What do you use to work the files, what program?? Do you shoot raw and then a Nikon program or Lightroom or Capture I or what??
 
As others indicated, for landscape images, you should stop down to get more depth of field, that way you get more of the scene in focus. If you are serious about landscape photography, get a good tripod, that will allow you to use lower iso and experiment with long exposure. Landscape photography is best done at dawn or dusk, which means little light, so a tripod is a must. Then of course post processing to add contrast and boost colours, or clone out unwanted elements.

As important as the technical parts, there is also composition. Good place to start is the rule of thirds. You should avoid placing the horizon line in the middle of the photo, depending on what is more interesting – the foreground or the sky. In this case, it would be better placed lower, the sky is more interesting, that would also allow you to avoid that junk in the lower part of the photo, and you would still get the reflection and more of the sky. Also try positioning yourself better (take a step to the left or right) to avoid distracting elements like those branches in the lower left corner.

Enjoy you photography!
 
What is wrong with the picture. What am I not getting right ??

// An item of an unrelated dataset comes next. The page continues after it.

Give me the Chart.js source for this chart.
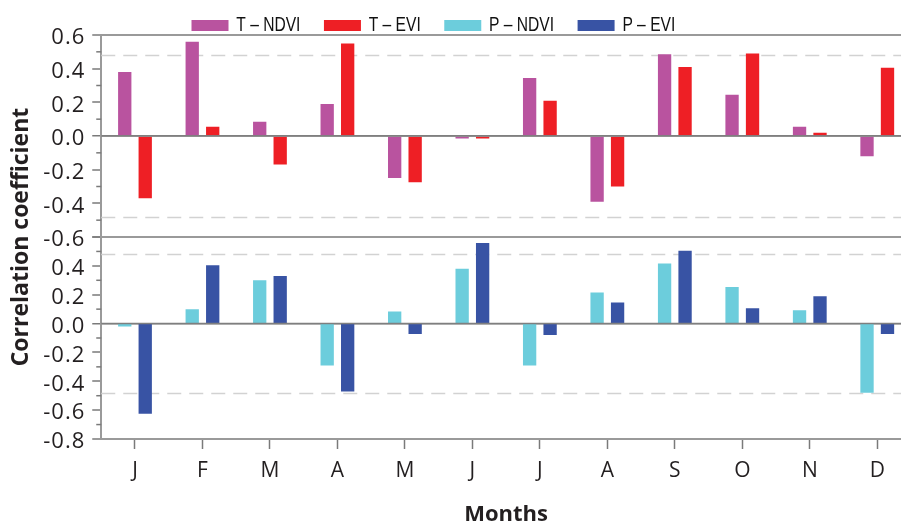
<!DOCTYPE html>
<html>
<head>
<meta charset="utf-8">
<script src="https://cdn.jsdelivr.net/npm/chart.js@4.4.1/dist/chart.umd.min.js"></script>
<style>
html,body{margin:0;padding:0;overflow:hidden;background:#ffffff;}
#wrap{width:920px;height:523px;}
</style>
</head>
<body>
<div id="wrap"><canvas id="c" width="920" height="523"></canvas></div>
<script>
// ---- data ----
const months = ['J','F','M','A','M','J','J','A','S','O','N','D'];
const seriesLabels = ['T – NDVI','T – EVI','P – NDVI','P – EVI'];
const tNdvi = [0.38, 0.56, 0.085, 0.19, -0.25, -0.015, 0.345, -0.39, 0.485, 0.245, 0.055, -0.12];
const tEvi  = [-0.37, 0.055, -0.17, 0.55, -0.275, -0.015, 0.21, -0.30, 0.41, 0.49, 0.02, 0.405];
const pNdvi = [-0.02, 0.10, 0.30, -0.29, 0.083, 0.38, -0.29, 0.215, 0.417, 0.253, 0.093, -0.48];
const pEvi  = [-0.625, 0.405, 0.33, -0.47, -0.072, 0.558, -0.08, 0.146, 0.505, 0.107, 0.19, -0.072];
const significance = [0.48, -0.48];
const topRange = [-0.6, 0.6];
const bottomRange = [-0.8, 0.6];
const xTitle = 'Months';
const yTitle = 'Correlation coefficient';

// ---- styling ----
const colors = ['#B9539F', '#EE1F25', '#6CCDDC', '#3853A4'];
const textColor = '#231F20';
const axisGray = '#9a9a9a';
const tickGray = '#7a7a7a';
const zeroGray = '#7f7f7f';

const isMajor = v => Math.abs(Math.round(v * 10)) % 2 === 0;
const isZero = v => Math.abs(v) < 1e-9;
const fmt = v => (Math.round(v * 10) / 10).toFixed(1);

function gridColor(ctx, edgeVals) {
  const v = ctx.tick.value;
  if (isZero(v)) return zeroGray;
  for (const e of edgeVals) if (Math.abs(v - e) < 1e-9) return axisGray;
  return 'rgba(0,0,0,0)';
}
function gridWidth(ctx, edgeVals) {
  const v = ctx.tick.value;
  if (isZero(v)) return 1.5;
  for (const e of edgeVals) if (Math.abs(v - e) < 1e-9) return 2;
  return 0;
}

const CAT_PCT = 0.607, BAR_PCT = 0.65;
function makeDs(i, data, axis, stack) {
  return {
    label: seriesLabels[i], data, yAxisID: axis, stack,
    backgroundColor: colors[i], borderWidth: 0,
    categoryPercentage: CAT_PCT, barPercentage: BAR_PCT
  };
}

// legend geometry (drawn horizontally condensed to mimic a narrow typeface)
const LEG_SX = 0.78;
const LEG_FONT = 20;
const LEG_PAD = 23.5 / LEG_SX;
const LEG_BOX_W = 37 / LEG_SX;
const LEG_BOX_H = 11;
const LEG_HEIGHT = Math.max(LEG_FONT, LEG_BOX_H) + LEG_PAD + 10;
const PLOT_TOP = 35;
const LEGEND_FIRST_X = 191.5;
const LEGEND_BOX_TOP = 18;

function wrapOnce(obj, key, before, after) {
  const flag = '_wrapped_' + key;
  if (obj[flag]) return;
  const orig = obj[key].bind(obj);
  obj[key] = function (arg) { before(); orig(arg); after(); };
  obj[flag] = true;
}

const extras = {
  id: 'extras',
  afterLayout(chart) {
    const c = chart.ctx;
    const lg = chart.legend;
    if (lg) {
      const pad = lg.options.labels.padding;
      const wantLeft = LEGEND_FIRST_X / LEG_SX - pad;
      const dx = wantLeft - lg.left;
      lg.left += dx; lg.right += dx;
      const wantTop = LEGEND_BOX_TOP - pad - (Math.max(LEG_FONT, LEG_BOX_H) - LEG_BOX_H) / 2 + 2;
      const dy = wantTop - lg.top;
      lg.top += dy; lg.bottom += dy;
      wrapOnce(lg, 'draw', () => { c.save(); c.scale(LEG_SX, 1); }, () => c.restore());
    }
    for (const id of ['yT', 'yB']) {
      const s = chart.scales[id];
      wrapOnce(s, 'drawLabels', () => { c.save(); c.letterSpacing = '1px'; }, () => c.restore());
    }
  },
  beforeDatasetsDraw(chart) {
    const {ctx, chartArea} = chart;
    ctx.save();
    ctx.strokeStyle = '#d2d2d2';
    ctx.lineWidth = 1.5;
    ctx.setLineDash([14, 8]);
    for (const id of ['yT', 'yB']) {
      const s = chart.scales[id];
      for (const v of significance) {
        const y = Math.round(s.getPixelForValue(v)) + 0.5;
        ctx.beginPath();
        ctx.moveTo(chartArea.left, y);
        ctx.lineTo(chartArea.right, y);
        ctx.stroke();
      }
    }
    ctx.setLineDash([]);
    ctx.strokeStyle = tickGray;
    ctx.lineWidth = 1.5;
    for (const id of ['yT', 'yB']) {
      const s = chart.scales[id];
      for (const t of s.ticks) {
        if (isMajor(t.value)) continue;
        const y = s.getPixelForValue(t.value);
        ctx.beginPath();
        ctx.moveTo(chartArea.left - 5, y);
        ctx.lineTo(chartArea.left, y);
        ctx.stroke();
      }
    }
    ctx.restore();
  },
  afterDatasetsDraw(chart) {
    const {ctx, chartArea} = chart;
    ctx.save();
    ctx.strokeStyle = zeroGray;
    ctx.lineWidth = 1.5;
    for (const id of ['yT', 'yB']) {
      const y = chart.scales[id].getPixelForValue(0);
      ctx.beginPath();
      ctx.moveTo(chartArea.left, y);
      ctx.lineTo(chartArea.right, y);
      ctx.stroke();
    }
    ctx.restore();
  }
};

const tickFont = {family: "'Open Sans', sans-serif", size: 22};
const xTickFont = {family: "'Open Sans', sans-serif", size: 21};
const titleFont = {family: "'Open Sans', sans-serif", size: 23, weight: 'bold'};

function yPanel(range, hideTop) {
  return {
    type: 'linear', position: 'left', stack: 'panels', stackWeight: 1, stacked: false,
    min: range[0], max: range[1],
    ticks: {
      stepSize: 0.1, autoSkip: false, color: textColor, font: tickFont, padding: 7, labelOffset: 3,
      callback: v => {
        if (!isMajor(v)) return '';
        if (hideTop && Math.abs(v - range[1]) < 1e-9) return '';
        return fmt(v);
      }
    },
    grid: {
      color: ctx => gridColor(ctx, range),
      lineWidth: ctx => gridWidth(ctx, range),
      tickLength: 9,
      tickColor: ctx => isMajor(ctx.tick.value) ? tickGray : 'rgba(0,0,0,0)',
      tickWidth: 1.5
    },
    border: {display: true, color: axisGray, width: 2},
    afterFit: s => { s.width = 65.25; }
  };
}

new Chart(document.getElementById('c'), {
  type: 'bar',
  data: {
    labels: months,
    datasets: [
      makeDs(0, tNdvi, 'yT', 'ndvi'),
      makeDs(1, tEvi, 'yT', 'evi'),
      makeDs(2, pNdvi, 'yB', 'ndvi'),
      makeDs(3, pEvi, 'yB', 'evi')
    ]
  },
  options: {
    responsive: false,
    animation: false,
    devicePixelRatio: 1,
    layout: {padding: {top: PLOT_TOP - LEG_HEIGHT, right: 9, left: 0, bottom: 0}},
    plugins: {
      legend: {
        position: 'top', align: 'start',
        labels: {
          boxWidth: LEG_BOX_W, boxHeight: LEG_BOX_H, padding: LEG_PAD, color: '#111',
          font: {family: "'Liberation Sans', Arial, sans-serif", size: LEG_FONT}
        }
      },
      tooltip: {enabled: false}
    },
    scales: {
      x: {
        type: 'category', offset: true,
        grid: {offset: false, drawOnChartArea: false, tickLength: 10, tickColor: tickGray, tickWidth: 1.5},
        border: {display: true, color: axisGray, width: 2},
        ticks: {color: textColor, font: xTickFont, padding: 9, autoSkip: false, maxRotation: 0},
        title: {display: true, text: xTitle, color: textColor, font: {family: "'Open Sans', sans-serif", size: 22, weight: 'bold', lineHeight: 0.75}, padding: {top: 0, bottom: 0}},
        afterFit: s => { s.height = 84; }
      },
      yB: yPanel(bottomRange, true),
      yT: yPanel(topRange, false),
      yTitle: {
        type: 'linear', position: 'left', display: true, weight: 10,
        grid: {display: false}, border: {display: false}, ticks: {display: false},
        title: {display: true, text: yTitle, color: textColor, font: titleFont, padding: {top: 8, bottom: 0}},
        afterFit: s => { s.width = 36; }
      }
    }
  },
  plugins: [extras]
});
</script>
</body>
</html>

6893fd3953154d01b0946f2e59a5d133.jpg
I think that owning, and using, a tripod is far more important that owning the latest and greatest camera, at least when it comes to landscape photography. If you're doing handheld shooting with a lens that doesn't have image stabilization, your technique would be entirely correct. However, even if you don't have a tripod with you, you've got a lens with stabilization, so there's no need for 1/400 of a second at 24mm, so you don't need the noise or reduced dynamic range of ISO 1600.

With a bit of noise reduction in post processing and a few tweaks, you can improve the image in question. However, in the ideal scenario, you would use a tripod, stop down for the sake of depth of field and sharpness, and use base ISO.